While this film is not as on as last week’s The Long, Hot Summer (1958), it is steamy at times, but it’s mostly just sweet. The early scenes with Demetrius and Mina are tender snapshots of two people getting to know each other, flirting, connecting, and feeling out how they feel about each other. I don’t think I really buy the rushed claims of love, but I definitely buy the butterflies of that first real romance and the feeling of invincibility they bring. Their romance is so sensual and gentle and each scene builds their genuine connection so beautifully that you as the audience also forget about the legacies of hate each character is saddled with. It’s the intoxicating masala, the spice of life, that breaks through the simpleminded cult with love and sexy, sexy joy.

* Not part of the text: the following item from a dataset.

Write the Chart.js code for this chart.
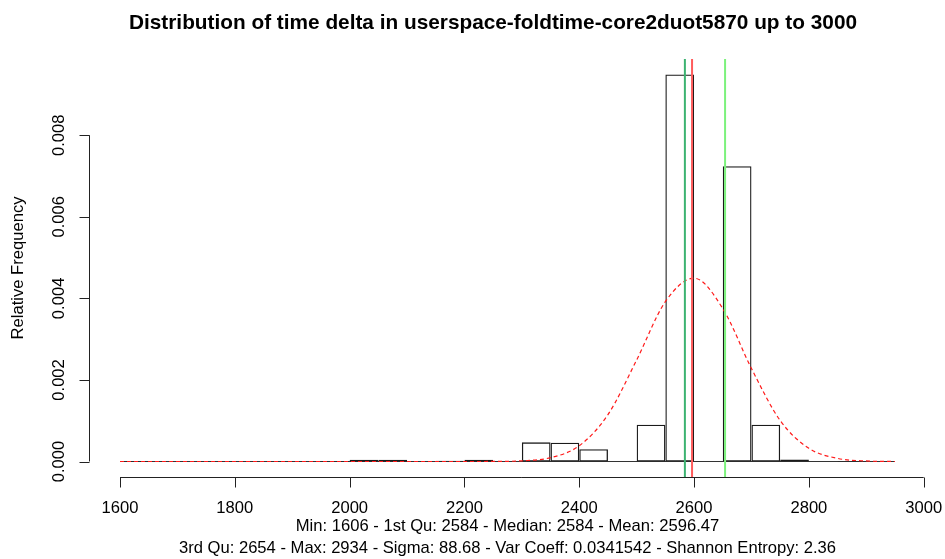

I think the best representation of the duality in the film is that “masala” in the title. Mississippi, like America, has both the fear-driven hate and the capacity for beautiful loving happiness baked in. It represents both the diversity of cultures and backgrounds present in America as well as the hatred those communities are subjected to. What Mira Nair does so expertly is build a story of people just living in that reality; people finding joy and happiness despite the pressures and struggles and evils of the world around them. And I think that’s a version of America much more worth celebrating tomorrow than our government’s current ideas of what it is to be American. The version where people like her son, Zohran Mamdani, win elections because they just want to help people live fulfilling lives with the people they love; not the version that just passed legislation that will line the pockets of billionaires’ pockets with even more American blood. Ultimately, what this film emphasizes in 2025 is that the Trump administration’s simplistic minds and overwhelming bigotry blind them to the beautiful reality of the diverse, spicy, sexy, sultry, complex flavors of our country and its history.